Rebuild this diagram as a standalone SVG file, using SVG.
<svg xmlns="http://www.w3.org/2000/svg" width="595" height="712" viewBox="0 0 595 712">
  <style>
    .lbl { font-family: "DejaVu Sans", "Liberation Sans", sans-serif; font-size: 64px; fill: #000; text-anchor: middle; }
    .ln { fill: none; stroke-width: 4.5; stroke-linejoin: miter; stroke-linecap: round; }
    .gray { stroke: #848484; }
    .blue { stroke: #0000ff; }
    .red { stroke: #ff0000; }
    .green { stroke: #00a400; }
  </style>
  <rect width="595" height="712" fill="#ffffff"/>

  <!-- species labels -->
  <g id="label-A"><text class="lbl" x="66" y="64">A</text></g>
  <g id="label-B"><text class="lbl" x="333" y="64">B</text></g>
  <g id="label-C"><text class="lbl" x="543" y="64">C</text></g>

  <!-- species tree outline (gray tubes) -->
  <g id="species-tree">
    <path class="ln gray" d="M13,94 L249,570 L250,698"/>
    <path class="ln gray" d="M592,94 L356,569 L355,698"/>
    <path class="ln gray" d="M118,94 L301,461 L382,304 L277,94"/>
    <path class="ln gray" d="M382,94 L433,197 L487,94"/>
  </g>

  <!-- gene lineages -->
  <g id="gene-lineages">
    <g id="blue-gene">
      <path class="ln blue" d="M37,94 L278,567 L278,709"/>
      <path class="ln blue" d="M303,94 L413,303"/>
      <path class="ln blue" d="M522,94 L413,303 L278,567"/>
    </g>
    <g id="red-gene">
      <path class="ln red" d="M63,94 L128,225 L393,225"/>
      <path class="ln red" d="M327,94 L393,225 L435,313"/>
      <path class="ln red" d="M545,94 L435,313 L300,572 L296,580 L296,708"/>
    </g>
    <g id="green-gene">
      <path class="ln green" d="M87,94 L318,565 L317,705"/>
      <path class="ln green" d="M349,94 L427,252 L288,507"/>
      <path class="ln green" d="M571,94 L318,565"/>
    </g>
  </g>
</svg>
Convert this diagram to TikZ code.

===

Copy all lines of the listing above that contain the string "this".

Rebuild this diagram as a standalone SVG file, using SVG.
Convert this diagram to TikZ code.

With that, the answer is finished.